◆ **SUPPLIED RECORDS**
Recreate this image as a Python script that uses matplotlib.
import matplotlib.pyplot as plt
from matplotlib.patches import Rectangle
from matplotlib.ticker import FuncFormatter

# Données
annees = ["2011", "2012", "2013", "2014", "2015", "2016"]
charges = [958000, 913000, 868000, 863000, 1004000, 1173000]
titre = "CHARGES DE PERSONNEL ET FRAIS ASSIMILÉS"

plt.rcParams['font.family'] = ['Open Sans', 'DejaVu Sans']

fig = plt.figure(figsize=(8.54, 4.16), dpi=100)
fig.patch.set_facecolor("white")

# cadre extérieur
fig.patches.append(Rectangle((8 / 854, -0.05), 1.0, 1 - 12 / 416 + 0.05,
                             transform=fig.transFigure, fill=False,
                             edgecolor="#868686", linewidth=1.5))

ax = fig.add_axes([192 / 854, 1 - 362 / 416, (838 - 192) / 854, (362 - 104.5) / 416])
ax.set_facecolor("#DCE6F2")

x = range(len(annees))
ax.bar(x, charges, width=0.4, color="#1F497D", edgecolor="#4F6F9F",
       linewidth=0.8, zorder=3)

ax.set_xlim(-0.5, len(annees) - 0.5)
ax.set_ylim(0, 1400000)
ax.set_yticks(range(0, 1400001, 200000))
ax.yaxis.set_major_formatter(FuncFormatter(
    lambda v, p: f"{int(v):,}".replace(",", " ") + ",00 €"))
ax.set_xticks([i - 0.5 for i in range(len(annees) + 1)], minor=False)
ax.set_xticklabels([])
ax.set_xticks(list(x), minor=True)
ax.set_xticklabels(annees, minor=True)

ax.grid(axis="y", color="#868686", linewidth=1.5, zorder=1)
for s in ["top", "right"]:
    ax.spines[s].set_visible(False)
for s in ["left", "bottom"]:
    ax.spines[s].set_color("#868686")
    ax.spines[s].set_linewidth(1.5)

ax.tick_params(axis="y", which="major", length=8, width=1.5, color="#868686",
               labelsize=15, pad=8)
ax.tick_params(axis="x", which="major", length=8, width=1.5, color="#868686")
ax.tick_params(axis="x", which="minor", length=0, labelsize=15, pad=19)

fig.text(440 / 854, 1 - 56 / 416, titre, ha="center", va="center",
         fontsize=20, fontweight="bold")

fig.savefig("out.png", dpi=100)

* * *

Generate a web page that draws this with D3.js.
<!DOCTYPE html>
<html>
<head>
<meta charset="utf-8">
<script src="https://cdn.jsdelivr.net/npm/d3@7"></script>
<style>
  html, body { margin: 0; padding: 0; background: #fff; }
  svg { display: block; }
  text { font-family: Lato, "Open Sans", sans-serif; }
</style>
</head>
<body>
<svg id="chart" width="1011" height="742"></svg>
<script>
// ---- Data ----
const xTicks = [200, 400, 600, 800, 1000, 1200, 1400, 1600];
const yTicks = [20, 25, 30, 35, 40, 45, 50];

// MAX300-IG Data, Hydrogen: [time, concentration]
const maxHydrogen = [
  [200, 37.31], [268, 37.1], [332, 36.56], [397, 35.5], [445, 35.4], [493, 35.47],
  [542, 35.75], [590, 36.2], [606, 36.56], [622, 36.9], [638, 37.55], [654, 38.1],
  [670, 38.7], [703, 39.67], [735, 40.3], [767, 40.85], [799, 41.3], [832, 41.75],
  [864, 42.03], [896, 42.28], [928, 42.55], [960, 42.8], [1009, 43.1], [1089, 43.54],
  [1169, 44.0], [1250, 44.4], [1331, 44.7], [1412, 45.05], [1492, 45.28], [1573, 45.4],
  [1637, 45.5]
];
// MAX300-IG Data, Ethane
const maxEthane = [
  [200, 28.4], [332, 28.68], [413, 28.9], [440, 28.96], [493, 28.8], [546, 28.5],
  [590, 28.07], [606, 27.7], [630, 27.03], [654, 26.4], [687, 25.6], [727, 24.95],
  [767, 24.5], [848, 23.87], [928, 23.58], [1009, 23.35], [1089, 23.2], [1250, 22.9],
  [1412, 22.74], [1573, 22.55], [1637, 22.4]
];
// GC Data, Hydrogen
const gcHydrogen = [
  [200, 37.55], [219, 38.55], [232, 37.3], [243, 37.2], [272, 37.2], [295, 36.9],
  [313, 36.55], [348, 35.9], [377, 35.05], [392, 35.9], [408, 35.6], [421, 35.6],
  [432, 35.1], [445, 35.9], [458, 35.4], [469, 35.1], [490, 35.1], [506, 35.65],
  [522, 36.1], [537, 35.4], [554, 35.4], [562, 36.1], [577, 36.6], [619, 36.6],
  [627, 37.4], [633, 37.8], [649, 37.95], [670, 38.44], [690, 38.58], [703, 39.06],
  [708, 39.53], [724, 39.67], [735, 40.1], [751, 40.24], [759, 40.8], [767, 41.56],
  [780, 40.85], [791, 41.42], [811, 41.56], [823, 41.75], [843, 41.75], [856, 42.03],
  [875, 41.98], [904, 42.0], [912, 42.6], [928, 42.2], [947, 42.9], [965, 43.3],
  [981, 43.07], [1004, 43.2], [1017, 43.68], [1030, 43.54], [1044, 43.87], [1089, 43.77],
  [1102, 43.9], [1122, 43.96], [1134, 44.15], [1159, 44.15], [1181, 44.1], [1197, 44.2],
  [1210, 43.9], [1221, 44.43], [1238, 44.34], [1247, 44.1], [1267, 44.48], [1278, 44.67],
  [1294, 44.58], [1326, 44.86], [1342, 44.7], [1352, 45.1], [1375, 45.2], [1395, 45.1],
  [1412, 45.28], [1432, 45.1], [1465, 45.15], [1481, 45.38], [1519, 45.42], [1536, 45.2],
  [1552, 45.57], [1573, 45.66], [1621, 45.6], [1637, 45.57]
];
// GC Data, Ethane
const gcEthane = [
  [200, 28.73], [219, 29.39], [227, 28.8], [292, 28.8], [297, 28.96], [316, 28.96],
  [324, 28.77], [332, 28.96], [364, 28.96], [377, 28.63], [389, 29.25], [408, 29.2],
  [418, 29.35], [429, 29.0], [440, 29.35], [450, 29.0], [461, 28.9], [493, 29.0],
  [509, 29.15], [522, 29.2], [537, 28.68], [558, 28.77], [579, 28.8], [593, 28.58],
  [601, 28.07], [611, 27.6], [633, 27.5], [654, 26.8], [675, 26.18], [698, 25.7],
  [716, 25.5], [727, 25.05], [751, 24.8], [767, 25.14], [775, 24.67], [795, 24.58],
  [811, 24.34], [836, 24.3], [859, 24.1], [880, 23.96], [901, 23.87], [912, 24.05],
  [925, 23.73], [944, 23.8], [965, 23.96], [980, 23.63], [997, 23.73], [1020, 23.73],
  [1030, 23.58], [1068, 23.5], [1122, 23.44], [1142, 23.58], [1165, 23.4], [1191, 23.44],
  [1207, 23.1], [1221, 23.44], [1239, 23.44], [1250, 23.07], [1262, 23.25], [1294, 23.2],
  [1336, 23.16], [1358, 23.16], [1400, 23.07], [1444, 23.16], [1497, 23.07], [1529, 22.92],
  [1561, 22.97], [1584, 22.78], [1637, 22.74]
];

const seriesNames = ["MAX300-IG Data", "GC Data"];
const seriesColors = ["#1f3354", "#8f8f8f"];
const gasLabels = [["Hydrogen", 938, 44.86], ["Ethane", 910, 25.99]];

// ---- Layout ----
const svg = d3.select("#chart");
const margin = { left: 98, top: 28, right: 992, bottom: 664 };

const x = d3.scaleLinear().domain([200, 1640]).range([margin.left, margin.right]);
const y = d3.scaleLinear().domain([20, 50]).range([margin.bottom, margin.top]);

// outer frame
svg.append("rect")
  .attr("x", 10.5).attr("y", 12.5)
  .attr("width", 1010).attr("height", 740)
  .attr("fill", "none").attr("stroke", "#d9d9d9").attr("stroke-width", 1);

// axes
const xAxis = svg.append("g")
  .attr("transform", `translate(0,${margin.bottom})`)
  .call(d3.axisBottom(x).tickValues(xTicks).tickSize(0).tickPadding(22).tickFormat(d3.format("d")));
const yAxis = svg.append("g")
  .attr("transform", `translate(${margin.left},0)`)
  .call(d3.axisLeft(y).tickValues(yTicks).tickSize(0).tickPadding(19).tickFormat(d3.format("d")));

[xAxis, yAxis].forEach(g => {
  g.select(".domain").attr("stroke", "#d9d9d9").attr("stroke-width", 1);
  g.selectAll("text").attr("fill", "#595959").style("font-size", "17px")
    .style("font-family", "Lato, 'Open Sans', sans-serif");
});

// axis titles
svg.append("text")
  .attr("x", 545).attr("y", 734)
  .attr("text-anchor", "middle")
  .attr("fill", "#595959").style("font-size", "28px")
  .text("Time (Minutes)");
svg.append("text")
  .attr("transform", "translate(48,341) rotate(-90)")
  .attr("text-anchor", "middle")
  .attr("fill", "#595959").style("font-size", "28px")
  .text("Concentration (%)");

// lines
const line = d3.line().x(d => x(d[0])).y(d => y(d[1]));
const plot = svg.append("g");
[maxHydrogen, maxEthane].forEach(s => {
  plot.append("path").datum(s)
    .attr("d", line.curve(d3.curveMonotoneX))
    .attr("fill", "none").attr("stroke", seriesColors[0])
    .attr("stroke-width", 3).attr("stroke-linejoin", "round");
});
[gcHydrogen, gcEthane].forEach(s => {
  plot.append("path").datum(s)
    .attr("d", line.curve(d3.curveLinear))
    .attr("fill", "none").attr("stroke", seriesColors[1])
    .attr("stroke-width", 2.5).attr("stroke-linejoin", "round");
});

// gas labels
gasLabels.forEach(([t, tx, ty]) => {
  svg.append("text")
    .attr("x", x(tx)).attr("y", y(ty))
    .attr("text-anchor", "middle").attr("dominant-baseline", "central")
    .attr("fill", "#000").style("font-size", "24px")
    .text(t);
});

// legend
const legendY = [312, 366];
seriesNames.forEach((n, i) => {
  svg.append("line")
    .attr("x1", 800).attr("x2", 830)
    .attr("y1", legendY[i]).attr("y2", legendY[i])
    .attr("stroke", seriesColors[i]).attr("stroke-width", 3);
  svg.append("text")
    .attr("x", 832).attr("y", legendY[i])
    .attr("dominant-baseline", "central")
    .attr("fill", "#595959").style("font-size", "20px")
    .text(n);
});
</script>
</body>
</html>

◆ **AIM OF THE EXERCISE**
In the listing above, find the line containing "Recreate this image" and the line containing "ax.spines[s].set_linewidth(1.5)", then repeat those two lines and everything between them exactly.

◆ **RESPONSE TO THIS EXERCISE**
Recreate this image as a Python script that uses matplotlib.
import matplotlib.pyplot as plt
from matplotlib.patches import Rectangle
from matplotlib.ticker import FuncFormatter

# Données
annees = ["2011", "2012", "2013", "2014", "2015", "2016"]
charges = [958000, 913000, 868000, 863000, 1004000, 1173000]
titre = "CHARGES DE PERSONNEL ET FRAIS ASSIMILÉS"

plt.rcParams['font.family'] = ['Open Sans', 'DejaVu Sans']

fig = plt.figure(figsize=(8.54, 4.16), dpi=100)
fig.patch.set_facecolor("white")

# cadre extérieur
fig.patches.append(Rectangle((8 / 854, -0.05), 1.0, 1 - 12 / 416 + 0.05,
                             transform=fig.transFigure, fill=False,
                             edgecolor="#868686", linewidth=1.5))

ax = fig.add_axes([192 / 854, 1 - 362 / 416, (838 - 192) / 854, (362 - 104.5) / 416])
ax.set_facecolor("#DCE6F2")

x = range(len(annees))
ax.bar(x, charges, width=0.4, color="#1F497D", edgecolor="#4F6F9F",
       linewidth=0.8, zorder=3)

ax.set_xlim(-0.5, len(annees) - 0.5)
ax.set_ylim(0, 1400000)
ax.set_yticks(range(0, 1400001, 200000))
ax.yaxis.set_major_formatter(FuncFormatter(
    lambda v, p: f"{int(v):,}".replace(",", " ") + ",00 €"))
ax.set_xticks([i - 0.5 for i in range(len(annees) + 1)], minor=False)
ax.set_xticklabels([])
ax.set_xticks(list(x), minor=True)
ax.set_xticklabels(annees, minor=True)

ax.grid(axis="y", color="#868686", linewidth=1.5, zorder=1)
for s in ["top", "right"]:
    ax.spines[s].set_visible(False)
for s in ["left", "bottom"]:
    ax.spines[s].set_color("#868686")
    ax.spines[s].set_linewidth(1.5)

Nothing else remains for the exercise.